Virtualisation-focused distributor CDG has been enlisted by US-based Browsium to help market its Internet Explorer 6 (IE6) compatibility tool, UniBrows, in the UK.
The company was founded last year and is staffed by several former Microsoft employees who previously worked on the development of IE6, 7 and 8.
The product allows end users to run IE6-dependent line-of-business applications in later versions of the browser and on Windows 7 PCs.
This means end users that have held on to Windows XP in order to keep IE6 can now proceed with upgrading to Windows 7, the company claims.
Earlier this week, the firm estimated that 10-20 per cent of IE6-compatible line-of-business applications do not work with later versions of the browser.
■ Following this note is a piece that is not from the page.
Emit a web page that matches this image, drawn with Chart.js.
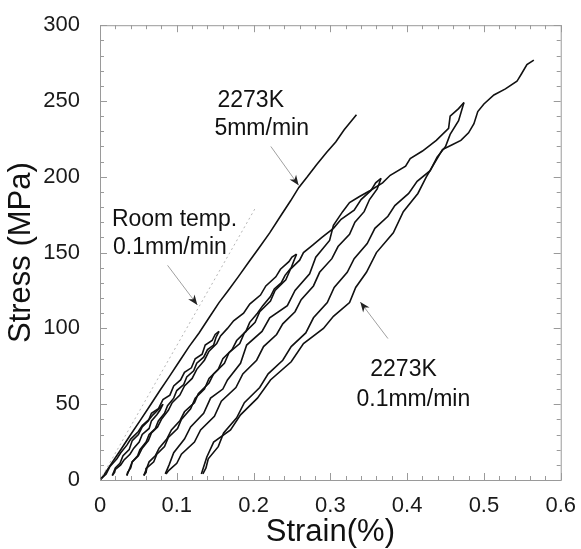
<!DOCTYPE html>
<html lang="en">
<head>
<meta charset="UTF-8">
<title>Stress-strain</title>
<script src="https://cdn.jsdelivr.net/npm/chart.js"></script>
<style>
  html, body { margin: 0; padding: 0; background: #fff; }
</style>
</head>
<body>
<canvas id="myChart" width="581" height="549"></canvas>
<script>
// tick labels
const xTicks = [0, 0.1, 0.2, 0.3, 0.4, 0.5, 0.6];
const yTicks = [0, 50, 100, 150, 200, 250, 300];

// [strain %, stress MPa]
const fast5 = [[0,0],[0.006,4],[0.015,11],[0.027,20],[0.04,30],[0.052,39],[0.065,49],[0.078,59],[0.09,68],[0.103,78],[0.116,88],[0.129,97],[0.142,107],[0.155,117],[0.167,125],[0.18,134],[0.194,144],[0.207,153],[0.221,163],[0.235,174],[0.248,184],[0.259,193],[0.27,200],[0.282,208],[0.295,216],[0.307,223],[0.318,231],[0.326,236],[0.334,241]];
const roomTemp = [[0,0],[0.203,180]];

// 2273K 0.1mm/min, loading / unloading cycles
const load0 = [[0,0],[0.008,4],[0.013,9],[0.022,14],[0.027,18],[0.035,23],[0.04,27],[0.05,32],[0.055,36],[0.064,40],[0.069,43],[0.077,47],[0.082,50]];
const unload1 = [[0.082,50],[0.078,46],[0.074,43],[0.067,39],[0.064,34],[0.055,30],[0.051,25],[0.044,21],[0.039,17],[0.031,13],[0.027,10],[0.02,7],[0.019,5],[0.016,3]];
const load1 = [[0.016,3],[0.02,8],[0.026,11],[0.03,16],[0.038,20],[0.042,26],[0.05,30],[0.055,35],[0.063,39],[0.067,44],[0.076,47],[0.082,53],[0.091,56],[0.096,62],[0.105,66],[0.11,71],[0.119,74],[0.124,80],[0.133,83],[0.137,89],[0.146,92],[0.15,96],[0.155,98]];
const unload2 = [[0.155,98],[0.151,94],[0.148,89],[0.14,86],[0.135,81],[0.126,77],[0.122,72],[0.113,68],[0.109,63],[0.1,59],[0.096,54],[0.088,49],[0.084,44],[0.076,39],[0.072,34],[0.064,30],[0.06,25],[0.052,20],[0.049,16],[0.042,12],[0.04,8],[0.036,5],[0.035,3]];
const load2 = [[0.035,3],[0.039,8],[0.042,12],[0.05,16],[0.055,21],[0.063,26],[0.067,31],[0.075,35],[0.08,40],[0.089,46],[0.094,51],[0.104,56],[0.11,62],[0.12,67],[0.126,73],[0.136,79],[0.142,85],[0.152,90],[0.157,95],[0.166,100],[0.174,105],[0.187,110],[0.195,116],[0.209,122],[0.216,128],[0.229,134],[0.235,139],[0.246,144],[0.25,147],[0.256,149]];
const unload3 = [[0.256,149],[0.252,144],[0.249,140],[0.241,135],[0.236,130],[0.227,126],[0.222,121],[0.212,115],[0.205,110],[0.195,104],[0.19,98],[0.178,92],[0.172,86],[0.16,80],[0.154,73],[0.142,67],[0.136,60],[0.124,54],[0.118,47],[0.106,40],[0.101,34],[0.089,28],[0.084,22],[0.074,17],[0.07,12],[0.061,8],[0.06,5],[0.057,3]];
const load3 = [[0.057,3],[0.061,8],[0.064,12],[0.072,16],[0.077,21],[0.087,27],[0.093,33],[0.104,39],[0.11,45],[0.123,51],[0.128,57],[0.142,64],[0.148,70],[0.162,77],[0.168,84],[0.182,90],[0.188,97],[0.202,104],[0.208,111],[0.222,118],[0.228,125],[0.242,132],[0.248,139],[0.26,145],[0.265,150],[0.277,155],[0.289,160],[0.304,166],[0.314,172],[0.331,178],[0.34,185],[0.353,191],[0.359,196],[0.366,199]];
const unload4 = [[0.366,199],[0.361,192],[0.351,185],[0.344,177],[0.332,170],[0.325,162],[0.31,154],[0.302,146],[0.286,137],[0.278,128],[0.262,119],[0.254,111],[0.238,103],[0.23,96],[0.213,88],[0.204,79],[0.186,70],[0.177,61],[0.158,52],[0.149,42],[0.131,33],[0.123,25],[0.106,17],[0.1,11],[0.089,6],[0.086,4]];
const load4 = [[0.085,4],[0.09,10],[0.096,18],[0.11,27],[0.118,35],[0.135,44],[0.144,54],[0.16,60],[0.166,66],[0.183,77],[0.191,89],[0.211,98],[0.221,107],[0.244,115],[0.254,125],[0.273,136],[0.281,147],[0.299,158],[0.304,168],[0.316,177],[0.325,183],[0.338,187],[0.352,191],[0.368,196],[0.378,201],[0.398,207],[0.404,212],[0.42,217],[0.438,224],[0.454,232],[0.456,240],[0.467,245],[0.474,249]];
const unload5 = [[0.474,249],[0.467,237],[0.456,228],[0.45,220],[0.439,213],[0.43,204],[0.413,197],[0.402,189],[0.384,181],[0.375,174],[0.358,166],[0.348,156],[0.331,146],[0.322,137],[0.305,127],[0.296,117],[0.278,107],[0.268,97],[0.249,88],[0.238,79],[0.219,70],[0.208,61],[0.188,51],[0.178,41],[0.161,31],[0.154,22],[0.141,14],[0.138,8],[0.134,4]];
const load5 = [[0.132,4],[0.139,15],[0.148,25],[0.17,33],[0.183,43],[0.205,54],[0.222,66],[0.249,78],[0.265,90],[0.291,100],[0.304,108],[0.325,117],[0.333,127],[0.347,137],[0.36,150],[0.382,163],[0.395,177],[0.414,189],[0.425,200],[0.446,218],[0.458,221],[0.47,224],[0.48,229],[0.487,235],[0.492,243],[0.5,248],[0.513,254],[0.528,258],[0.543,263],[0.549,268],[0.556,274],[0.565,277]];

const cycles = [load0, unload1, load1, unload2, load2, unload3, load3, unload4, load4, unload5, load5];

// annotations (data units)
const noteText = ['2273K', '5mm/min', 'Room temp.', '0.1mm/min', '2273K', '0.1mm/min'];
const noteX = [0.153, 0.149, 0.0155, 0.017, 0.352, 0.334];
const noteY = [250.5, 232, 172, 153, 73, 53];
// arrows: [from strain, from stress, to strain, to stress]
const arrows = [[0.2225, 220, 0.2587, 194.4], [0.088, 141.6, 0.1268, 115.5], [0.375, 93.3, 0.339, 117.4]];

const FONT = '"Liberation Sans", Arial, sans-serif';
const toXY = pts => pts.map(p => ({x: p[0], y: p[1]}));

const datasets = [{
    data: toXY(roomTemp), borderColor: '#b5b5b5', borderWidth: 1, borderDash: [2, 3]
}, {
    data: toXY(fast5), borderColor: '#111', borderWidth: 1.6
}];
cycles.forEach(c => datasets.push({data: toXY(c), borderColor: '#111', borderWidth: 1.6}));

const decor = {
    id: 'decor',
    beforeDatasetsDraw(chart) {
        const {ctx, chartArea: a, scales: {x, y}} = chart;
        ctx.save();
        ctx.strokeStyle = '#9a9a9a';
        ctx.lineWidth = 1;
        ctx.strokeRect(a.left + 0.5, a.top + 0.5, a.right - a.left, a.bottom - a.top);
        ctx.beginPath();
        for (let v = 0; v <= 0.6001; v += 0.02) {
            const px = Math.round(x.getPixelForValue(v)) + 0.5;
            const major = Math.abs(v * 10 - Math.round(v * 10)) < 1e-6;
            const len = major ? 7 : 4;
            ctx.moveTo(px, a.bottom); ctx.lineTo(px, a.bottom - len);
            ctx.moveTo(px, a.top); ctx.lineTo(px, a.top + len);
        }
        for (let v = 0; v <= 300; v += 10) {
            const py = Math.round(y.getPixelForValue(v)) + 0.5;
            const len = v % 50 === 0 ? 7 : 4;
            ctx.moveTo(a.left, py); ctx.lineTo(a.left + len, py);
            ctx.moveTo(a.right, py); ctx.lineTo(a.right - len, py);
        }
        ctx.stroke();
        ctx.restore();
    },
    afterDatasetsDraw(chart) {
        const {ctx, scales: {x, y}} = chart;
        ctx.save();
        arrows.forEach(ar => {
            const x1 = x.getPixelForValue(ar[0]), y1 = y.getPixelForValue(ar[1]);
            const x2 = x.getPixelForValue(ar[2]), y2 = y.getPixelForValue(ar[3]);
            ctx.strokeStyle = '#a0a0a0';
            ctx.lineWidth = 1;
            ctx.beginPath(); ctx.moveTo(x1, y1); ctx.lineTo(x2, y2); ctx.stroke();
            const ang = Math.atan2(y2 - y1, x2 - x1);
            ctx.fillStyle = '#222';
            ctx.beginPath();
            ctx.moveTo(x2, y2);
            ctx.lineTo(x2 - 10 * Math.cos(ang) + 4 * Math.sin(ang), y2 - 10 * Math.sin(ang) - 4 * Math.cos(ang));
            ctx.lineTo(x2 - 7 * Math.cos(ang), y2 - 7 * Math.sin(ang));
            ctx.lineTo(x2 - 10 * Math.cos(ang) - 4 * Math.sin(ang), y2 - 10 * Math.sin(ang) + 4 * Math.cos(ang));
            ctx.closePath();
            ctx.fill();
        });
        ctx.fillStyle = '#111';
        ctx.font = '23px ' + FONT;
        ctx.textAlign = 'left';
        ctx.textBaseline = 'middle';
        noteText.forEach((t, i) => {
            ctx.fillText(t, x.getPixelForValue(noteX[i]), y.getPixelForValue(noteY[i]));
        });
        ctx.restore();
    }
};

new Chart(document.getElementById('myChart'), {
    type: 'line',
    data: {datasets: datasets},
    options: {
        responsive: false,
        animation: false,
        layout: {padding: {top: 20, right: 17, left: 0, bottom: 0}},
        elements: {point: {radius: 0}, line: {tension: 0, fill: false}},
        plugins: {legend: {display: false}, tooltip: {enabled: false}},
        scales: {
            x: {
                type: 'linear', min: 0, max: 0.6,
                afterBuildTicks: s => { s.ticks = xTicks.map(v => ({value: v})); },
                afterFit: s => { s.height = 69; },
                grid: {display: false},
                border: {display: false},
                ticks: {padding: 5, color: '#1a1a1a', font: {size: 22, family: FONT},
                    callback: v => String(v)},
                title: {display: true, text: 'Strain(%)', color: '#111',
                    font: {size: 31, family: FONT, lineHeight: 1}, padding: {top: 0, bottom: 1}}
            },
            y: {
                type: 'linear', min: 0, max: 300,
                afterBuildTicks: s => { s.ticks = yTicks.map(v => ({value: v})); },
                afterFit: s => { s.width = 100; },
                grid: {display: false},
                border: {display: false},
                ticks: {padding: 12, color: '#1a1a1a', font: {size: 22, family: FONT}},
                title: {display: true, text: 'Stress (MPa)', color: '#111',
                    font: {size: 31, family: FONT, lineHeight: 1}, padding: {top: 6, bottom: 0}}
            }
        }
    },
    plugins: [decor]
});
</script>
</body>
</html>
Gary Schare, president of Browsium, said IE6 compatibility issues are proving a major sticking point for Windows 7 migrations in the UK.
"This problem is particularly acute in the UK where enterprises readily adopted what is now the legacy Windows XP and IE6 platform that Microsoft pushed so hard a decade ago," he explained.
"Demand from banks and the government is particularly strong, but the problem crosses every industry in the UK, as it does in the US and around the world."
Oren Taylor, a director at CDG, said: "Browsium addresses the issue of IE6 dependency head on, providing a very simple way to keep web services available throughout IT transformation and beyond. It also gives customers the ability to centrally manage their web app environments."